+++ RAW RECORDS

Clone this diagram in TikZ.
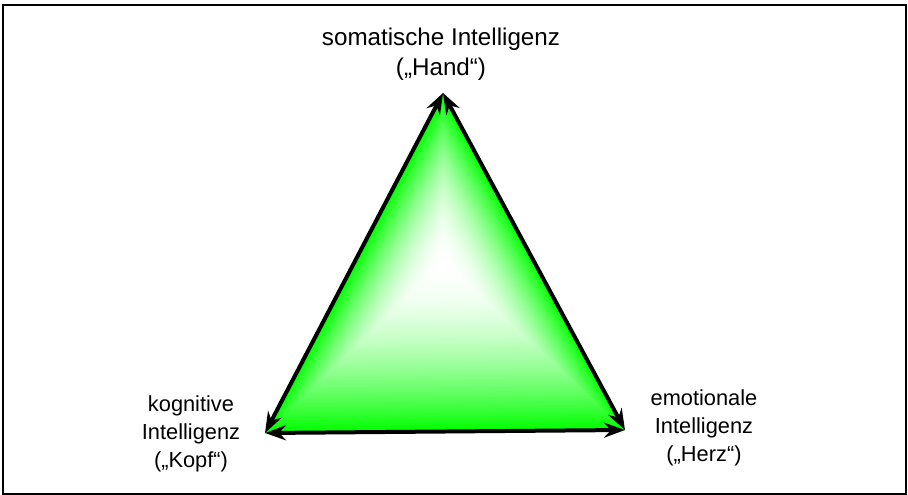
\documentclass[tikz,border=0pt]{standalone}
\usepackage{fontspec}
\setmainfont{Liberation Sans}
\usetikzlibrary{arrows.meta,calc}

\tikzset{
  frame/.style={draw=black, line width=2.5pt},
  edge/.style={draw=black, line width=4pt,
    {Stealth[length=21pt,width=15pt,inset=7pt]}-{Stealth[length=21pt,width=15pt,inset=7pt]}},
  % anchor=base sits on the baseline of the last line
  toplabel/.style={align=center, inner sep=0pt, anchor=base,
    font=\fontsize{24.2}{29}\selectfont},
  sidelabel/.style={align=center, inner sep=0pt, anchor=base,
    font=\fontsize{21.8}{28}\selectfont},
}

\begin{document}
\begin{tikzpicture}[x=1pt,y=-1pt]
  \useasboundingbox (0,0) rectangle (908,495);
  \draw[frame] (3,5) rectangle (906,494);

  % corners of the triangle and the centre of its gradient
  \coordinate (T) at (443,93);
  \coordinate (L) at (265,433);
  \coordinate (R) at (625,430);
  \coordinate (C) at (444,262);

  % gradient fill: nested copies shrinking towards the centre, green to white
  \foreach \i in {120,...,1} {
    \pgfmathsetmacro\s{\i/120}
    \pgfmathtruncatemacro\p{round(100*\s^1.9)}
    \fill[green!\p!white]
      ($(C)!\s!(T)$) -- ($(C)!\s!(L)$) -- ($(C)!\s!(R)$) -- cycle;
  }

  % edges, each a double-headed arrow
  \draw[edge] (L) -- (T);
  \draw[edge] (T) -- (R);
  \draw[edge] (L) -- (R);

  % labels
  \node[toplabel] (hand) at (441,75) {somatische Intelligenz\\(„Hand“)};
  \node[sidelabel] (kopf) at (191,467) {kognitive\\Intelligenz\\(„Kopf“)};
  \node[sidelabel] (herz) at (704,461) {emotionale\\Intelligenz\\(„Herz“)};
\end{tikzpicture}
\end{document}
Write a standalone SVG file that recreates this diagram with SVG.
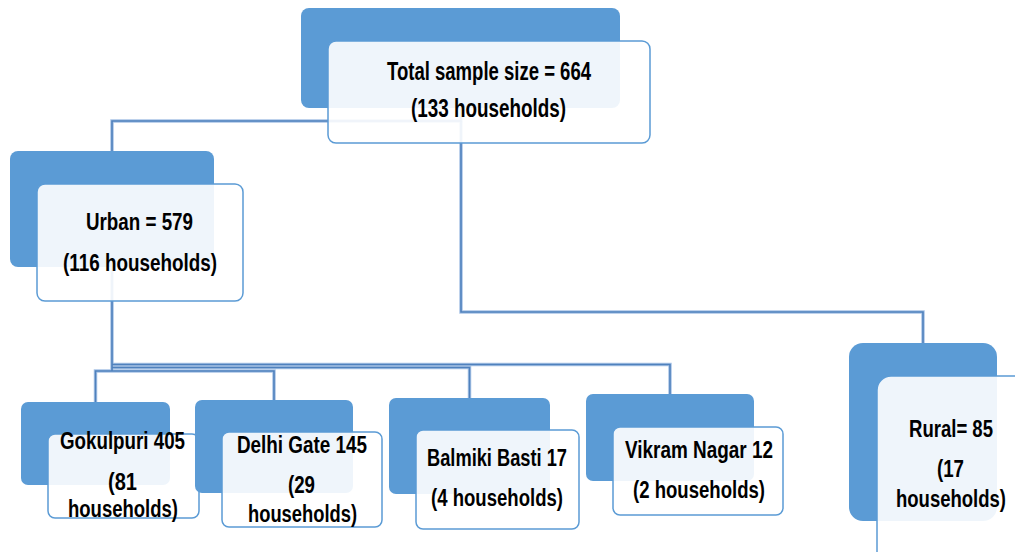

++++++

▶ [EXERCISE]:
Exclude the pictures and repeat every other part of the records word for word.

▶ [FULL RESPONSE]:
Clone this diagram in TikZ.
\documentclass[tikz,border=0pt]{standalone}
\usepackage{fontspec}
\setmainfont{Liberation Sans}
\usetikzlibrary{arrows.meta,calc}

\tikzset{
  frame/.style={draw=black, line width=2.5pt},
  edge/.style={draw=black, line width=4pt,
    {Stealth[length=21pt,width=15pt,inset=7pt]}-{Stealth[length=21pt,width=15pt,inset=7pt]}},
  % anchor=base sits on the baseline of the last line
  toplabel/.style={align=center, inner sep=0pt, anchor=base,
    font=\fontsize{24.2}{29}\selectfont},
  sidelabel/.style={align=center, inner sep=0pt, anchor=base,
    font=\fontsize{21.8}{28}\selectfont},
}

\begin{document}
\begin{tikzpicture}[x=1pt,y=-1pt]
  \useasboundingbox (0,0) rectangle (908,495);
  \draw[frame] (3,5) rectangle (906,494);

  % corners of the triangle and the centre of its gradient
  \coordinate (T) at (443,93);
  \coordinate (L) at (265,433);
  \coordinate (R) at (625,430);
  \coordinate (C) at (444,262);

  % gradient fill: nested copies shrinking towards the centre, green to white
  \foreach \i in {120,...,1} {
    \pgfmathsetmacro\s{\i/120}
    \pgfmathtruncatemacro\p{round(100*\s^1.9)}
    \fill[green!\p!white]
      ($(C)!\s!(T)$) -- ($(C)!\s!(L)$) -- ($(C)!\s!(R)$) -- cycle;
  }

  % edges, each a double-headed arrow
  \draw[edge] (L) -- (T);
  \draw[edge] (T) -- (R);
  \draw[edge] (L) -- (R);

  % labels
  \node[toplabel] (hand) at (441,75) {somatische Intelligenz\\(„Hand“)};
  \node[sidelabel] (kopf) at (191,467) {kognitive\\Intelligenz\\(„Kopf“)};
  \node[sidelabel] (herz) at (704,461) {emotionale\\Intelligenz\\(„Herz“)};
\end{tikzpicture}
\end{document}
Write a standalone SVG file that recreates this diagram with SVG.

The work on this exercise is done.